Beyond moving and processing data, data engineers are responsible for making sure that data is structured in a way that downstream users can trust and understand. This includes tasks such as designing schemas and data models that support analytical queries efficiently, implementing governance practices that ensure data integrity and compliance, and building systems that monitor data quality. Good governance and quality practices help organisations avoid costly errors and ensure that analytics and machine learning models are built on reliable foundations. As companies grapple with increased regulatory pressure and a broader need for data transparency, experience in these areas is emerging as a key hiring criterion.

Hiring Implications

From a hiring perspective, these five skills form a strong foundation for building robust and scalable data systems. For resourcing teams, this translates into a greater emphasis on core technical fundamentals, particularly assessing candidates’ proficiency in SQL and Python, as these languages underpin most data engineering work.

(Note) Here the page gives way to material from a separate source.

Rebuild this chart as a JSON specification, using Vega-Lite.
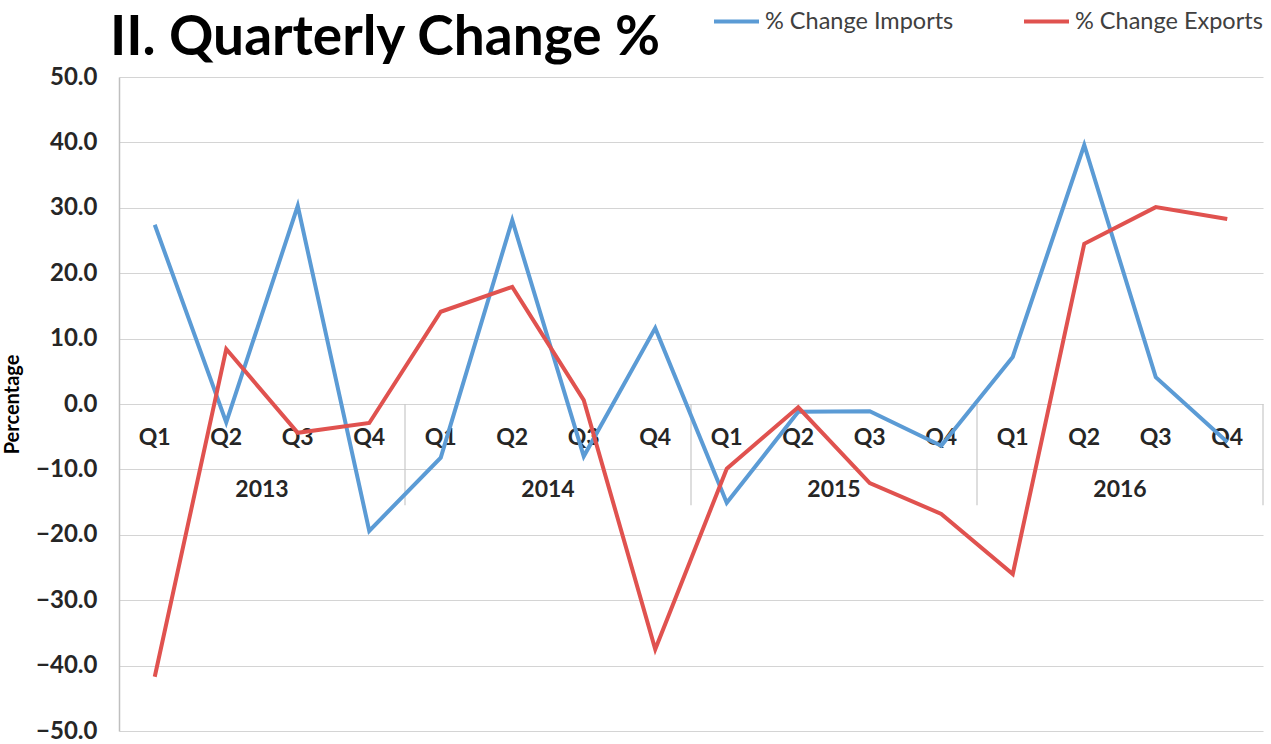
{
  "$schema": "https://vega.github.io/schema/vega-lite/v6.json",
  "width": 1144,
  "height": 654,
  "autosize": {"type": "none"},
  "padding": {"left": 119, "top": 77, "right": 8, "bottom": 13},
  "background": "white",
  "config": {"font": "Lato", "view": {"stroke": null}},
  "title": {"text": "II. Quarterly Change %", "anchor": "start", "frame": "group", "fontSize": 55, "fontWeight": "bold", "font": "Lato", "color": "#000000", "dx": -9, "offset": -70},
  "datasets": {
    "series": [
      {"year": "2013", "q": "Q1", "i": 0, "series": "% Change Imports", "value": 27.4},
      {"year": "2013", "q": "Q2", "i": 1, "series": "% Change Imports", "value": -2.8},
      {"year": "2013", "q": "Q3", "i": 2, "series": "% Change Imports", "value": 30.3},
      {"year": "2013", "q": "Q4", "i": 3, "series": "% Change Imports", "value": -19.4},
      {"year": "2014", "q": "Q1", "i": 4, "series": "% Change Imports", "value": -8.2},
      {"year": "2014", "q": "Q2", "i": 5, "series": "% Change Imports", "value": 28.1},
      {"year": "2014", "q": "Q3", "i": 6, "series": "% Change Imports", "value": -8.0},
      {"year": "2014", "q": "Q4", "i": 7, "series": "% Change Imports", "value": 11.6},
      {"year": "2015", "q": "Q1", "i": 8, "series": "% Change Imports", "value": -15.1},
      {"year": "2015", "q": "Q2", "i": 9, "series": "% Change Imports", "value": -1.2},
      {"year": "2015", "q": "Q3", "i": 10, "series": "% Change Imports", "value": -1.1},
      {"year": "2015", "q": "Q4", "i": 11, "series": "% Change Imports", "value": -6.4},
      {"year": "2016", "q": "Q1", "i": 12, "series": "% Change Imports", "value": 7.2},
      {"year": "2016", "q": "Q2", "i": 13, "series": "% Change Imports", "value": 39.6},
      {"year": "2016", "q": "Q3", "i": 14, "series": "% Change Imports", "value": 4.1},
      {"year": "2016", "q": "Q4", "i": 15, "series": "% Change Imports", "value": -5.8},
      {"year": "2013", "q": "Q1", "i": 0, "series": "% Change Exports", "value": -41.7},
      {"year": "2013", "q": "Q2", "i": 1, "series": "% Change Exports", "value": 8.4},
      {"year": "2013", "q": "Q3", "i": 2, "series": "% Change Exports", "value": -4.4},
      {"year": "2013", "q": "Q4", "i": 3, "series": "% Change Exports", "value": -2.9},
      {"year": "2014", "q": "Q1", "i": 4, "series": "% Change Exports", "value": 14.1},
      {"year": "2014", "q": "Q2", "i": 5, "series": "% Change Exports", "value": 17.9},
      {"year": "2014", "q": "Q3", "i": 6, "series": "% Change Exports", "value": 0.6},
      {"year": "2014", "q": "Q4", "i": 7, "series": "% Change Exports", "value": -37.5},
      {"year": "2015", "q": "Q1", "i": 8, "series": "% Change Exports", "value": -9.9},
      {"year": "2015", "q": "Q2", "i": 9, "series": "% Change Exports", "value": -0.5},
      {"year": "2015", "q": "Q3", "i": 10, "series": "% Change Exports", "value": -12.1},
      {"year": "2015", "q": "Q4", "i": 11, "series": "% Change Exports", "value": -16.8},
      {"year": "2016", "q": "Q1", "i": 12, "series": "% Change Exports", "value": -26.0},
      {"year": "2016", "q": "Q2", "i": 13, "series": "% Change Exports", "value": 24.5},
      {"year": "2016", "q": "Q3", "i": 14, "series": "% Change Exports", "value": 30.1},
      {"year": "2016", "q": "Q4", "i": 15, "series": "% Change Exports", "value": 28.3}
    ],
    "quarters": [
      {"year": "2013", "q": "Q1", "i": 0}, {"year": "2013", "q": "Q2", "i": 1}, {"year": "2013", "q": "Q3", "i": 2}, {"year": "2013", "q": "Q4", "i": 3},
      {"year": "2014", "q": "Q1", "i": 4}, {"year": "2014", "q": "Q2", "i": 5}, {"year": "2014", "q": "Q3", "i": 6}, {"year": "2014", "q": "Q4", "i": 7},
      {"year": "2015", "q": "Q1", "i": 8}, {"year": "2015", "q": "Q2", "i": 9}, {"year": "2015", "q": "Q3", "i": 10}, {"year": "2015", "q": "Q4", "i": 11},
      {"year": "2016", "q": "Q1", "i": 12}, {"year": "2016", "q": "Q2", "i": 13}, {"year": "2016", "q": "Q3", "i": 14}, {"year": "2016", "q": "Q4", "i": 15}
    ]
  },
  "layer": [
    {
      "data": {"name": "quarters"},
      "mark": {"type": "text", "fontSize": 23, "fontWeight": "bold", "color": "#262626", "dy": 34, "baseline": "middle", "align": "center"},
      "encoding": {
        "x": {"field": "i", "type": "quantitative", "scale": {"domain": [-0.5, 15.5], "nice": false, "zero": false}, "axis": null},
        "y": {"datum": 0, "type": "quantitative", "scale": {"domain": [-50, 50], "nice": false},
          "axis": {"values": [-50, -40, -30, -20, -10, 0, 10, 20, 30, 40, 50], "format": ".1f", "labelFontSize": 24, "labelFontWeight": "bold", "labelColor": "#262626", "labelPadding": 22, "ticks": false, "domainColor": "#bfbfbf", "domainWidth": 1.5, "grid": true, "gridColor": "#d4d4d4", "gridWidth": 1.2, "title": "Percentage", "titleFontSize": 20, "titleFontWeight": "bold", "titleColor": "#000000", "titlePadding": 13}},
        "text": {"field": "q"}
      }
    },
    {
      "data": {"name": "quarters"},
      "transform": [{"aggregate": [{"op": "mean", "field": "i", "as": "mid"}], "groupby": ["year"]}],
      "mark": {"type": "text", "fontSize": 23, "fontWeight": "bold", "color": "#262626", "dy": 86, "baseline": "middle", "align": "center"},
      "encoding": {
        "x": {"field": "mid", "type": "quantitative", "scale": {"domain": [-0.5, 15.5], "nice": false, "zero": false}, "axis": null},
        "y": {"datum": 0, "type": "quantitative"},
        "text": {"field": "year"}
      }
    },
    {
      "data": {"name": "quarters"},
      "transform": [{"filter": "datum.q == 'Q4'"}, {"calculate": "datum.i + 0.5", "as": "edge"}],
      "mark": {"type": "rule", "color": "#c8c8c8", "strokeWidth": 1.2},
      "encoding": {
        "x": {"field": "edge", "type": "quantitative", "scale": {"domain": [-0.5, 15.5], "nice": false, "zero": false}, "axis": null},
        "y": {"datum": 0, "type": "quantitative"},
        "y2": {"datum": -15.5}
      }
    },
    {
      "data": {"name": "series"},
      "mark": {"type": "line", "strokeWidth": 4, "strokeJoin": "miter"},
      "encoding": {
        "x": {"field": "i", "type": "quantitative", "scale": {"domain": [-0.5, 15.5], "nice": false, "zero": false}, "axis": null},
        "y": {"field": "value", "type": "quantitative"},
        "color": {"field": "series", "type": "nominal",
          "scale": {"domain": ["% Change Imports", "% Change Exports"], "range": ["#5B9BD5", "#E0524F"]},
          "legend": {"title": null, "orient": "none", "direction": "horizontal", "legendX": 593, "legendY": -80, "symbolType": "stroke", "symbolSize": 2025, "symbolStrokeWidth": 4, "labelFontSize": 23.5, "labelLimit": 400, "labelColor": "#404040", "labelOffset": 4, "columnPadding": 62, "labelFont": "Lato"}}
      }
    }
  ]
}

It also means placing real weight on experience with pipeline automation and orchestration, since this reflects a candidate’s ability to manage real-world operational complexity rather than isolated technical tasks. Job descriptions increasingly need to prioritise cloud platform fluency, ensuring candidates can operate effectively within the environments the organisation already relies on.

At the same time, hiring teams should recognise the growing importance of big data processing and streaming capabilities, which are closely linked to high-impact use cases such as real-time analytics and operational insight.

Finally, embedding data modelling, governance and quality considerations into interview criteria helps identify engineers who can translate technical expertise into reliable, compliant and business-ready data assets.

Ultimately, the strongest data engineering hires combine deep technical skill with a clear understanding of how their work supports business outcomes. Organisations that align their resourcing strategies with these evolving skill demands are better positioned to attract and retain the talent needed to enable data-driven decision-making and reduce the risk of data initiatives failing due to capability gaps.